Crime rates are similar to historical rates from earlier decades when everyday transactions were strictly cash. Despite what governments once said, there isn’t, all of a sudden, more child porn and more human trafficking and more terrorism, as these activities are still illegal and law enforcement remains effective.
The idea that you have to give up your rights and privacy for security turns out to be a lie and a myth.
Satellite and mesh networking infrastructure—first launched by companies like Blockstream and GoTenna more than a decade earlier—is now widespread, with internet access essentially being decentralized and Lightning users having many options to choose from when they want to connect and transact. Innovation has shrunk the old satellite dish down to something about the size of a USB stick and far more powerful and cheap, allowing anyone to send and receive from anywhere.
Dictatorships continue to try to crack down on Bitcoin and Lightning, but local merchants are addicted to the cheap fees and ability to send money globally instantly. Ubiquitous satellite internet access and easy-to-use privacy tools make enforcing a ban on use very difficult. Better money turns out to be harder to kill.
Lightning is no panacea, but the dire threat of an omniscient, exploitative global surveillance state has receded, even as mobile payments and internet-of-things interactions have skyrocketed in volume and popularity.
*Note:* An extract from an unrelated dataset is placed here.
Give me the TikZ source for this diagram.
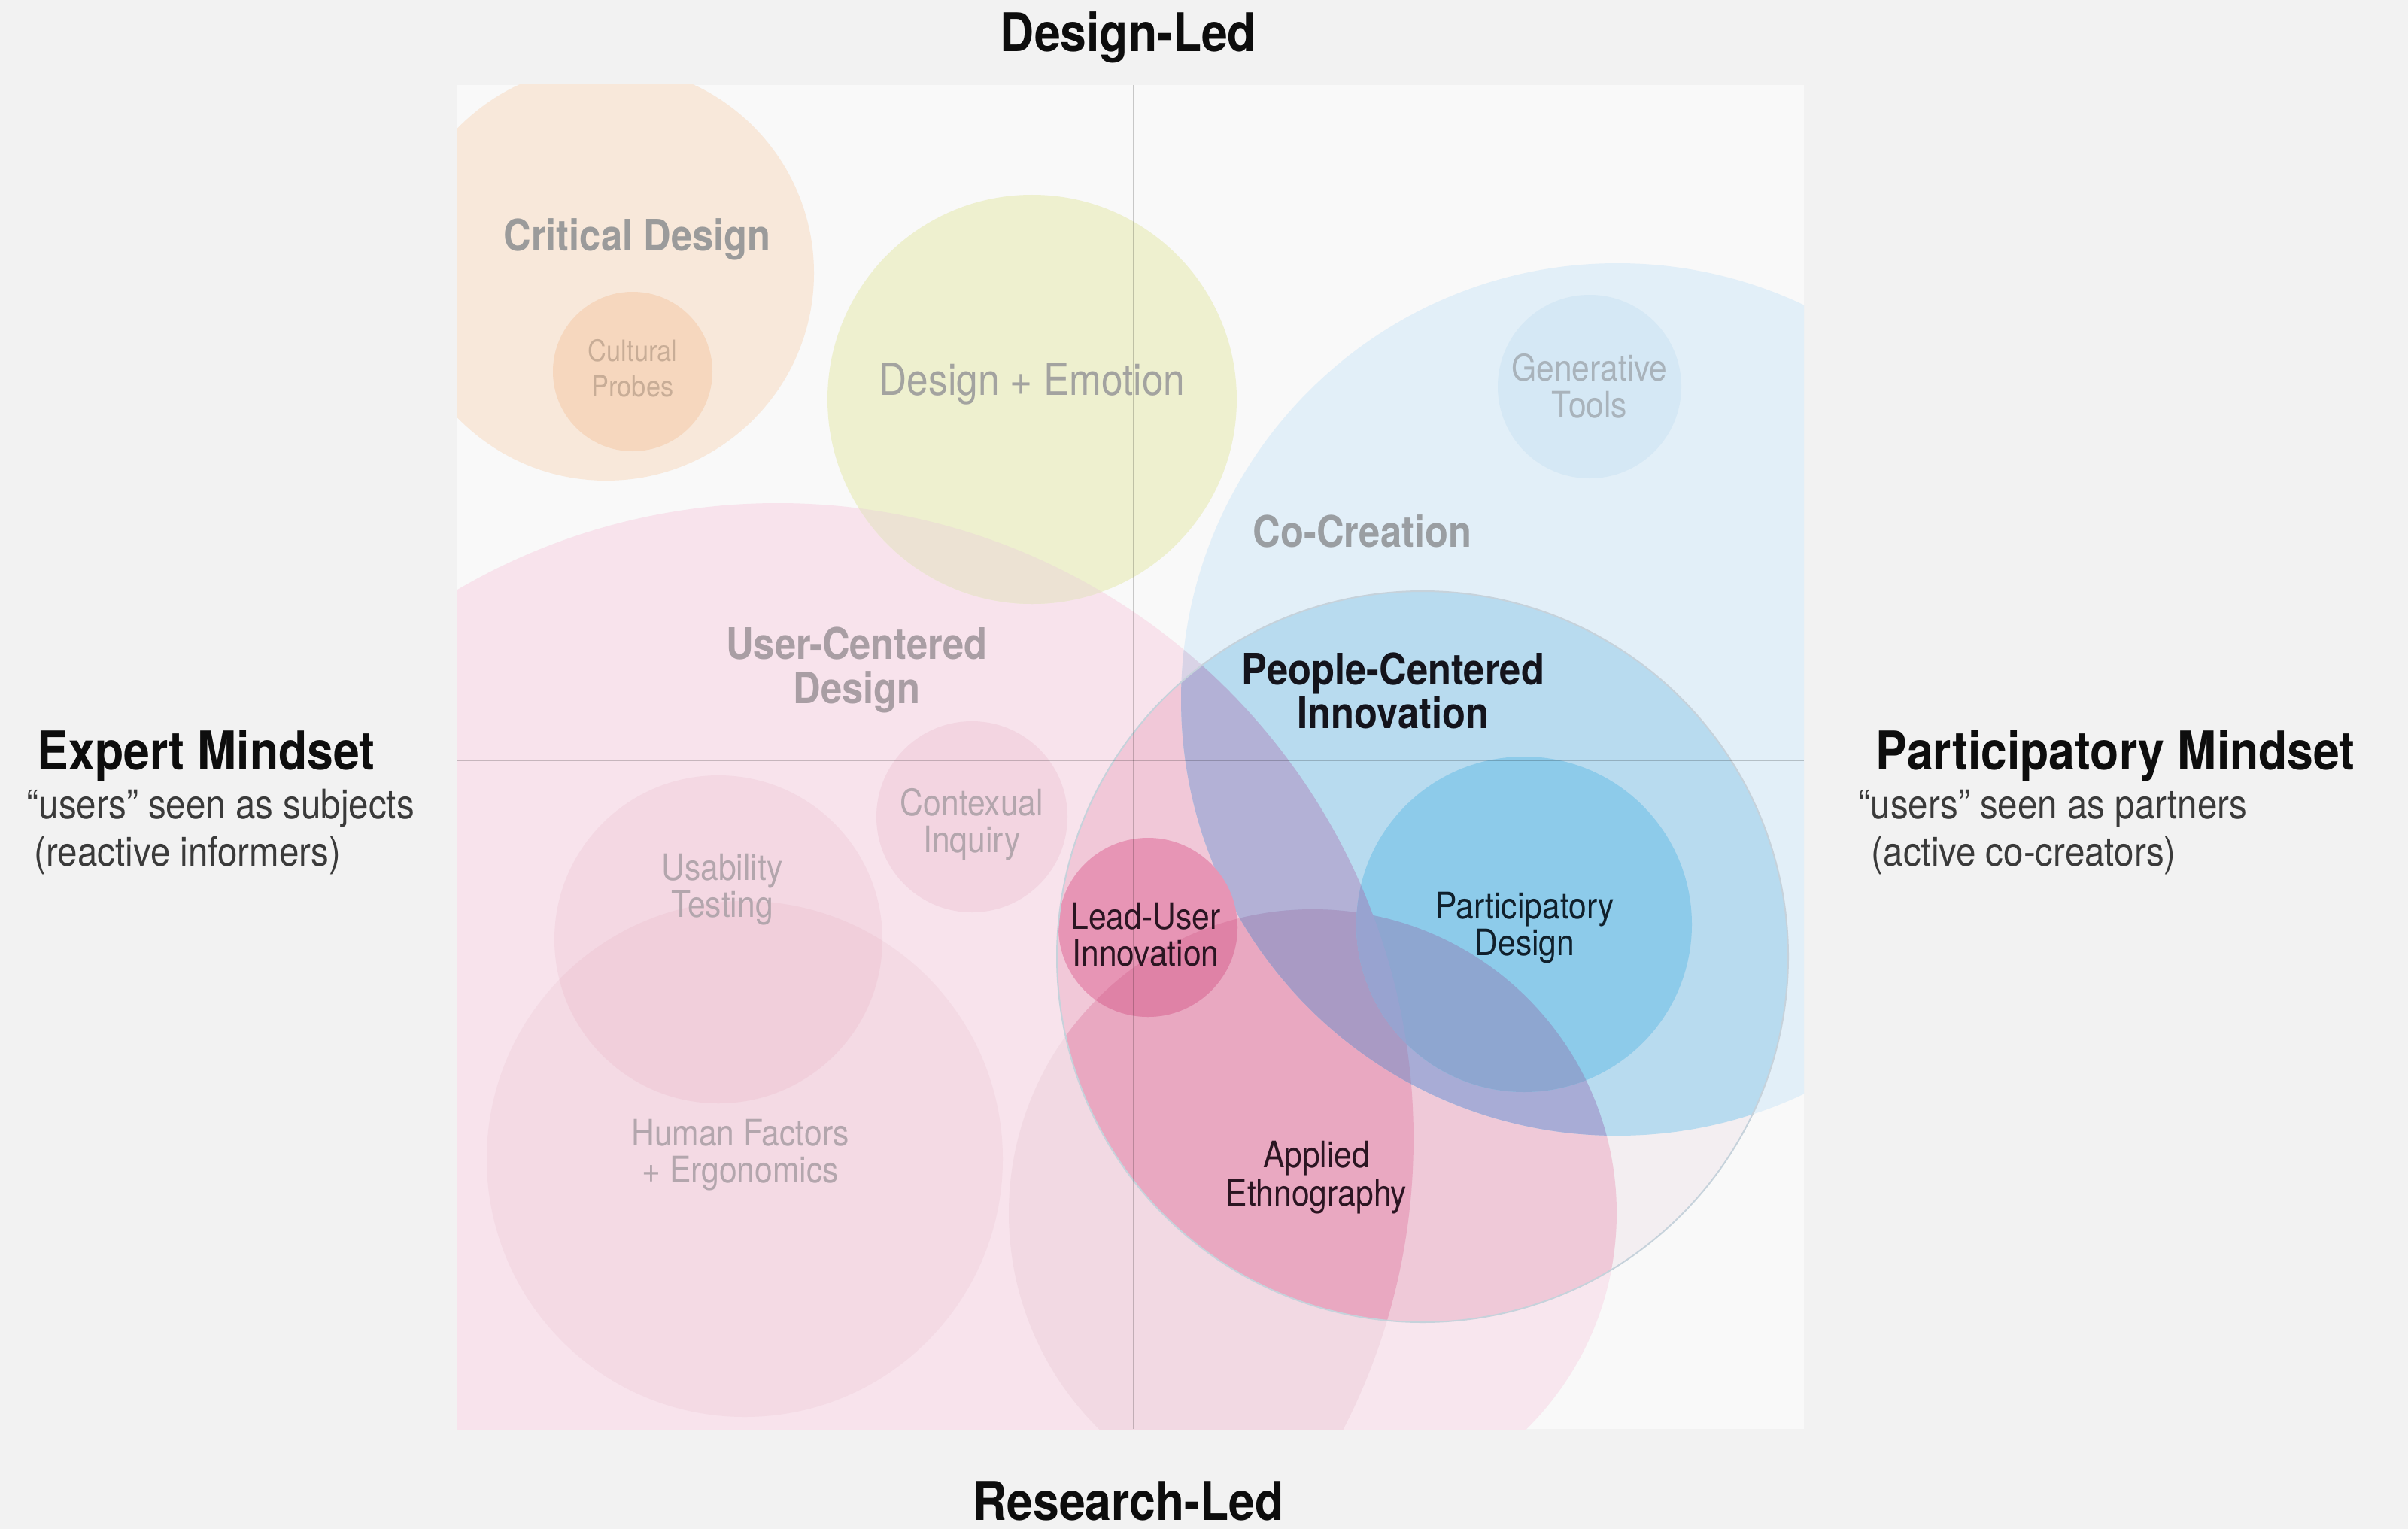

It was once said that technology favored tyranny, but as it turns out, decentralized technology favors freedom.
What seemed like a paradox became reality: a world with more privacy and human rights was actually a world that was also better for business and finance, with faster payments, no middlemen, and a more connected global population.
Is this future too good to be true? Almost certainly.
But what do we have to lose by trying to build it?
This is the moral case for Lightning, a global private payment network.